Here’s what kept pounding through my head as I watched the winner of Best Picture at the 86th Academy Awards: I want abortion’s movie. Germany’s Holocaust has Schindler’s List and others. Southern slavery has 12 Years A Slave and others. Both events are synonymous with damnable iniquity, so barbaric that we can hardly believe they really happened. So here’s what I long for. I long for the day when we and our children and our children’s children watch a historical drama about the butchering of babies with the same horror, unable to imagine that such a thing ever happened in our land–because it’s over. As insane as Michael Fassbender sounds now when he insists he has the right to do as he pleases with his “property”–God willing, that is how insane the pro-choicing mother will one day sound when she insists she has the right to do what she wants with her body. It’s the same argument: “My property.” “My body.” To hell with both.
And abortion might just be over because of films like Steve McQueen’s. If someone (right now, year of our Lord 2014) were to make a well-budgeted movie about abortion as unflinching and honest as 12 Years a Slave and then launched it on the same 1,500 screens, I’d be willing to bet you that abortion in this country would end tomorrow. And 3,425 infants would live that day. Not through revolution (God forbid), but through reformation.
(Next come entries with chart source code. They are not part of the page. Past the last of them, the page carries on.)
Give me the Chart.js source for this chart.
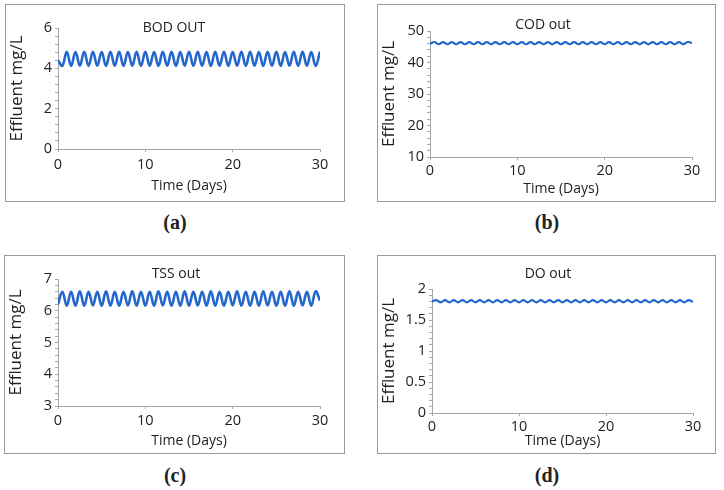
<!DOCTYPE html>
<html>
<head>
<meta charset="utf-8">
<script src="https://cdn.jsdelivr.net/npm/chart.js@4"></script>
<style>
  body { margin: 0; background: #fff; width: 724px; height: 490px; position: relative; overflow: hidden; }
  .panel { position: absolute; border: 1px solid #9a9a9a; box-sizing: border-box; background: #fff; }
  .panel canvas { position: absolute; left: 0; top: 0; }
  .tag { position: absolute; font: bold 20px "Liberation Serif", serif; color: #222; transform: translate(-50%, -50%); }
</style>
</head>
<body>
<div class="panel" style="left:5px;top:4px;width:340px;height:198px"><canvas id="cA"></canvas></div>
<div class="panel" style="left:377px;top:4px;width:339px;height:198px"><canvas id="cB"></canvas></div>
<div class="panel" style="left:4px;top:255px;width:341px;height:199px"><canvas id="cC"></canvas></div>
<div class="panel" style="left:377px;top:255px;width:339px;height:199px"><canvas id="cD"></canvas></div>
<div class="tag" style="left:175px;top:222px">(a)</div>
<div class="tag" style="left:547px;top:222px">(b)</div>
<div class="tag" style="left:175px;top:475px">(c)</div>
<div class="tag" style="left:547px;top:475px">(d)</div>
<script>
// time in days, half-day steps
const days = [0, 0.5, 1, 1.5, 2, 2.5, 3, 3.5, 4, 4.5, 5, 5.5, 6, 6.5, 7, 7.5, 8, 8.5, 9, 9.5,
  10, 10.5, 11, 11.5, 12, 12.5, 13, 13.5, 14, 14.5, 15, 15.5, 16, 16.5, 17, 17.5, 18, 18.5, 19, 19.5,
  20, 20.5, 21, 21.5, 22, 22.5, 23, 23.5, 24, 24.5, 25, 25.5, 26, 26.5, 27, 27.5, 28, 28.5, 29, 29.5, 30];

const bodOut = [4.40, 4.13, 4.82, 4.12, 4.81, 4.13, 4.82, 4.12, 4.82, 4.13, 4.81, 4.12, 4.82, 4.13, 4.82, 4.12,
  4.81, 4.13, 4.82, 4.12, 4.82, 4.13, 4.81, 4.12, 4.82, 4.13, 4.82, 4.12, 4.81, 4.13, 4.82, 4.12,
  4.82, 4.13, 4.81, 4.12, 4.82, 4.13, 4.82, 4.12, 4.81, 4.13, 4.82, 4.12, 4.82, 4.13, 4.81, 4.12,
  4.82, 4.13, 4.82, 4.12, 4.81, 4.13, 4.82, 4.12, 4.82, 4.13, 4.81, 4.12, 4.83];

const codOut = [45.9, 46.5, 45.8, 46.5, 45.8, 46.5, 45.8, 46.5, 45.8, 46.5, 45.8, 46.5, 45.8, 46.5, 45.8, 46.5,
  45.8, 46.5, 45.8, 46.5, 45.8, 46.5, 45.8, 46.5, 45.8, 46.5, 45.8, 46.5, 45.8, 46.5, 45.8, 46.5,
  45.8, 46.5, 45.8, 46.5, 45.8, 46.5, 45.8, 46.5, 45.8, 46.5, 45.8, 46.5, 45.8, 46.5, 45.8, 46.5,
  45.8, 46.5, 45.8, 46.5, 45.8, 46.5, 45.8, 46.5, 45.8, 46.5, 45.8, 46.5, 46.2];

const tssOut = [6.20, 6.60, 6.16, 6.60, 6.16, 6.61, 6.16, 6.60, 6.17, 6.60, 6.16, 6.61, 6.16, 6.60, 6.16, 6.60,
  6.17, 6.61, 6.16, 6.60, 6.16, 6.60, 6.16, 6.61, 6.17, 6.60, 6.16, 6.60, 6.16, 6.61, 6.16, 6.60,
  6.17, 6.60, 6.16, 6.61, 6.16, 6.60, 6.16, 6.60, 6.17, 6.61, 6.16, 6.60, 6.16, 6.60, 6.16, 6.61,
  6.17, 6.60, 6.16, 6.60, 6.16, 6.61, 6.16, 6.60, 6.17, 6.60, 6.16, 6.61, 6.32];

const doOut = [1.80, 1.82, 1.785, 1.82, 1.785, 1.82, 1.785, 1.82, 1.785, 1.82, 1.785, 1.82, 1.785, 1.82, 1.785, 1.82,
  1.785, 1.82, 1.785, 1.82, 1.785, 1.82, 1.785, 1.82, 1.785, 1.82, 1.785, 1.82, 1.785, 1.82, 1.785, 1.82,
  1.785, 1.82, 1.785, 1.82, 1.785, 1.82, 1.785, 1.82, 1.785, 1.82, 1.785, 1.82, 1.785, 1.82, 1.785, 1.82,
  1.785, 1.82, 1.785, 1.82, 1.785, 1.82, 1.785, 1.82, 1.785, 1.82, 1.785, 1.82, 1.79];

const xTicks = [0, 10, 20, 30];

const FONT = '"Open Sans", sans-serif';
const AXIS = '#a8a8a8';
const INK = '#222';

const panelTitle = {
  id: 'panelTitle',
  afterDraw(chart, args, opts) {
    const c = chart.ctx;
    c.save();
    c.font = '14px ' + FONT;
    c.fillStyle = INK;
    c.textAlign = 'center';
    c.textBaseline = 'middle';
    c.fillText(opts.text, opts.x, opts.y);
    c.restore();
  }
};

function makeChart(id, values, o) {
  const el = document.getElementById(id);
  const box = el.parentNode;
  const W = box.clientWidth, H = box.clientHeight;
  el.width = W; el.height = H;
  el.style.width = W + 'px'; el.style.height = H + 'px';

  return new Chart(el, {
    type: 'line',
    data: {
      datasets: [{
        data: days.map((d, i) => ({ x: d, y: values[i] })),
        borderColor: '#2468cc',
        borderWidth: o.lw,
        pointRadius: 0,
        tension: 0.4,
        fill: false
      }]
    },
    options: {
      responsive: false,
      animation: false,
      devicePixelRatio: 1,
      layout: { padding: { top: o.top, right: W - o.right, left: 0, bottom: 0 } },
      plugins: {
        legend: { display: false },
        tooltip: { enabled: false },
        panelTitle: { text: o.title, x: o.tx, y: o.ty }
      },
      scales: {
        x: {
          type: 'linear', min: 0, max: 30,
          afterBuildTicks: s => { s.ticks = xTicks.map(v => ({ value: v })); },
          afterFit: s => { s.height = H - o.bottom; },
          border: { display: true, color: AXIS, width: 1 },
          grid: { display: true, drawOnChartArea: false, drawTicks: true, tickLength: 3, color: AXIS },
          ticks: { color: INK, font: { family: FONT, size: 14.5 }, padding: o.xpad, maxRotation: 0 },
          title: { display: true, text: 'Time (Days)', color: INK, font: { family: FONT, size: 14 }, padding: { top: 0, bottom: o.tpad } }
        },
        y: {
          type: 'linear', min: o.min, max: o.max,
          afterFit: s => { s.width = o.left; },
          border: { display: true, color: AXIS, width: 1 },
          grid: { display: true, drawOnChartArea: false, drawTicks: true, tickLength: 3, color: AXIS },
          ticks: {
            stepSize: o.minor, autoSkip: false, color: INK, padding: 3,
            font: { family: FONT, size: 14.5 },
            callback: v => {
              const r = v / o.major;
              return Math.abs(r - Math.round(r)) < 1e-6 ? String(Math.round(v * 100) / 100) : '';
            }
          },
          title: { display: true, text: 'Effluent mg/L', color: INK, font: { family: FONT, size: 17 }, padding: { top: 1, bottom: 0 } }
        }
      }
    },
    plugins: [panelTitle]
  });
}

makeChart('cA', bodOut, { title: 'BOD OUT', tx: 168, ty: 23, left: 52, right: 314, top: 23, bottom: 144,
  min: 0, max: 6, major: 2, minor: 0.4, lw: 2.6, xpad: 4, tpad: 7 });
makeChart('cB', codOut, { title: 'COD out', tx: 165, ty: 20, left: 52, right: 314, top: 26, bottom: 152,
  min: 10, max: 50, major: 10, minor: 2, lw: 2.2, xpad: 2, tpad: 4 });
makeChart('cC', tssOut, { title: 'TSS out', tx: 171, ty: 18, left: 53, right: 315, top: 23, bottom: 150,
  min: 3, max: 7, major: 1, minor: 0.2, lw: 2.6, xpad: 3, tpad: 4 });
makeChart('cD', doOut, { title: 'DO out', tx: 170, ty: 18, left: 54, right: 315, top: 33, bottom: 157,
  min: 0, max: 2, major: 0.5, minor: 0.1, lw: 2.2, xpad: 2, tpad: 4 });
</script>
</body>
</html>
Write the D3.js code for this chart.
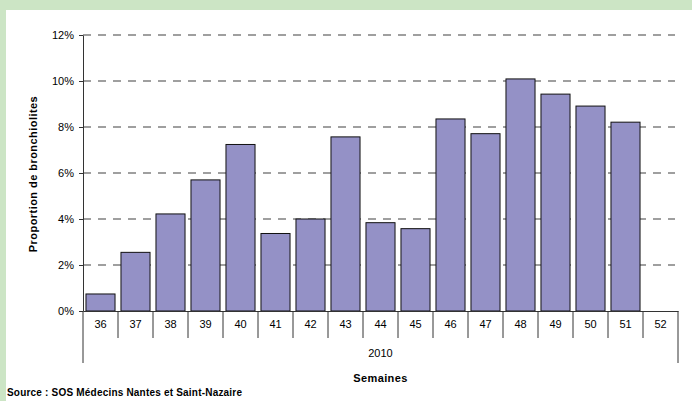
<!DOCTYPE html>
<html>
<head>
<meta charset="UTF-8" />
<title>Proportion de bronchiolites</title>
<script src="https://d3js.org/d3.v7.min.js"></script>
<style>
  body { margin: 0; background: #fff; }
  svg { display: block; font-family: "Liberation Sans", Arial, sans-serif; }
</style>
</head>
<body>
<div id="main"></div>
<script type="text/javascript">
  // data
  var weeks = ['36','37','38','39','40','41','42','43','44','45','46','47','48','49','50','51','52'];
  var values = [0.74, 2.55, 4.22, 5.70, 7.24, 3.37, 4.00, 7.57, 3.84, 3.58, 8.35, 7.71, 10.09, 9.43, 8.91, 8.21, null];
  var yTicks = [0, 2, 4, 6, 8, 10, 12];
  var yearLabel = '2010';

  var width = 692, height = 401;
  var plotL = 83, plotR = 678, plotT = 35, plotB = 311;

  var svg = d3.select('#main').append('svg')
    .attr('width', width)
    .attr('height', height);

  // green frame (top / left)
  svg.append('rect').attr('width', width).attr('height', height).attr('fill', '#cce5c5');
  svg.append('rect').attr('x', 6).attr('y', 10).attr('width', width - 6).attr('height', height - 10).attr('fill', '#fff');

  var x = d3.scaleBand().domain(weeks).range([plotL, plotR]).padding(0);
  var y = d3.scaleLinear().domain([0, 12]).range([plotB, plotT]);

  // dashed grid
  svg.append('g')
    .selectAll('line')
    .data(yTicks.filter(function(d){ return d > 0; }))
    .enter()
    .append('line')
    .attr('x1', plotL).attr('x2', plotR - 3)
    .attr('y1', function(d){ return y(d); })
    .attr('y2', function(d){ return y(d); })
    .attr('stroke', '#808080')
    .attr('stroke-width', 1.5)
    .attr('stroke-dasharray', '8,7');

  // bars
  var bw = x.bandwidth() * 0.83;
  svg.append('g')
    .selectAll('rect')
    .data(weeks.map(function(w, i){ return {w: w, v: values[i]}; }).filter(function(d){ return d.v != null; }))
    .enter()
    .append('rect')
    .attr('x', function(d){ return x(d.w) + (x.bandwidth() - bw) / 2; })
    .attr('width', bw)
    .attr('y', function(d){ return y(d.v); })
    .attr('height', function(d){ return y(0) - y(d.v); })
    .attr('fill', '#9491c6')
    .attr('stroke', '#111')
    .attr('stroke-width', 1);

  // y axis
  var yAxis = svg.append('g')
    .attr('transform', 'translate(' + plotL + ',0)')
    .call(d3.axisLeft(y).tickValues(yTicks).tickSize(4).tickSizeOuter(0)
      .tickFormat(function(d){ return d + '%'; }));
  yAxis.select('.domain').attr('stroke', '#333');
  yAxis.selectAll('.tick line').attr('stroke', '#333');
  yAxis.selectAll('.tick text').attr('font-size', 11).attr('fill', '#000')
    .attr('font-family', '"Liberation Sans", Arial, sans-serif').attr('dx', -2);

  // x axis (category labels)
  var xAxis = svg.append('g')
    .attr('transform', 'translate(0,' + plotB + ')')
    .call(d3.axisBottom(x).tickSize(0).tickSizeOuter(0));
  xAxis.select('.domain').attr('stroke', '#333');
  xAxis.selectAll('.tick text').attr('font-size', 11).attr('fill', '#000')
    .attr('font-family', '"Liberation Sans", Arial, sans-serif').attr('dy', '1.25em');

  // separators between weeks
  var seps = weeks.map(function(w){ return x(w); }).concat([plotR]);
  svg.append('g')
    .selectAll('line')
    .data(seps)
    .enter()
    .append('line')
    .attr('x1', function(d){ return d; }).attr('x2', function(d){ return d; })
    .attr('y1', plotB)
    .attr('y2', function(d, i){ return (i === 0 || i === seps.length - 1) ? 363 : 338; })
    .attr('stroke', '#333');

  svg.append('text')
    .attr('x', (plotL + plotR) / 2).attr('y', 357)
    .attr('text-anchor', 'middle').attr('font-size', 11)
    .text(yearLabel);

  svg.append('text')
    .attr('x', (plotL + plotR) / 2).attr('y', 382)
    .attr('text-anchor', 'middle').attr('font-size', 11).attr('font-weight', 'bold')
    .attr('letter-spacing', 0.4)
    .text('Semaines');

  svg.append('text')
    .attr('transform', 'translate(37,174) rotate(-90)')
    .attr('text-anchor', 'middle').attr('font-size', 11).attr('font-weight', 'bold')
    .attr('letter-spacing', 0.45)
    .text('Proportion de bronchiolites');

  svg.append('text')
    .attr('x', 7).attr('y', 396)
    .attr('font-size', 10).attr('font-weight', 'bold')
    .attr('letter-spacing', 0.2)
    .text('Source : SOS Médecins Nantes et Saint-Nazaire');
</script>
</body>
</html>
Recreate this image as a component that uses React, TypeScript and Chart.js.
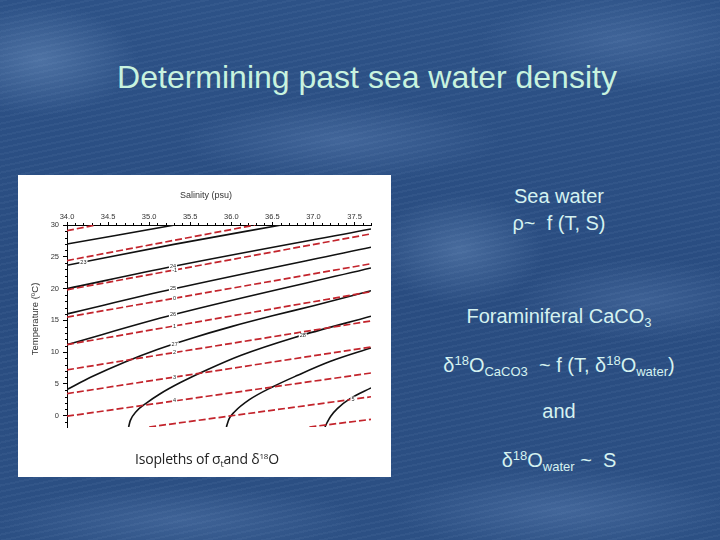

Brad Pitt (playing one of the only nice white people in the entire movie) speaks a warning nearly verbatim from the book. It is gravely fitting for our generation: “There’s a sin, a fearful sin, resting on this nation, that will not go unpunished forever. There will be a reckoning yet… There’s a day coming that will burn as an oven. It may be sooner or it may be later, but it’s a coming as sure as the Lord is just.”
God’s judgment on the South was judgment on the entire nation, and it was very dark. When God judges us for the blood on our hands, how much darker will it be in that day? Because make no mistake—judgment is coming, and the glory of the coming of the Lord is a lot more terrible than people imagine, or they would probably stop singing. Innocent blood, no matter how you bury it or flush it or stuff it in plastic bags and toss it in the dumpster, always cries out to the Lord. And our land is soaked to the core.
Solomon Northup’s story deserves to be told. But if you’re going to tell that story, tell the real story of Abraham Lincoln and his Godless revolution that destroyed the constitutional rights of every free man, woman, and unborn infant in this country. It’s time to stop the lies. Our land has been a slave to the same lies for too long.
One hundred forty-nine years a slave.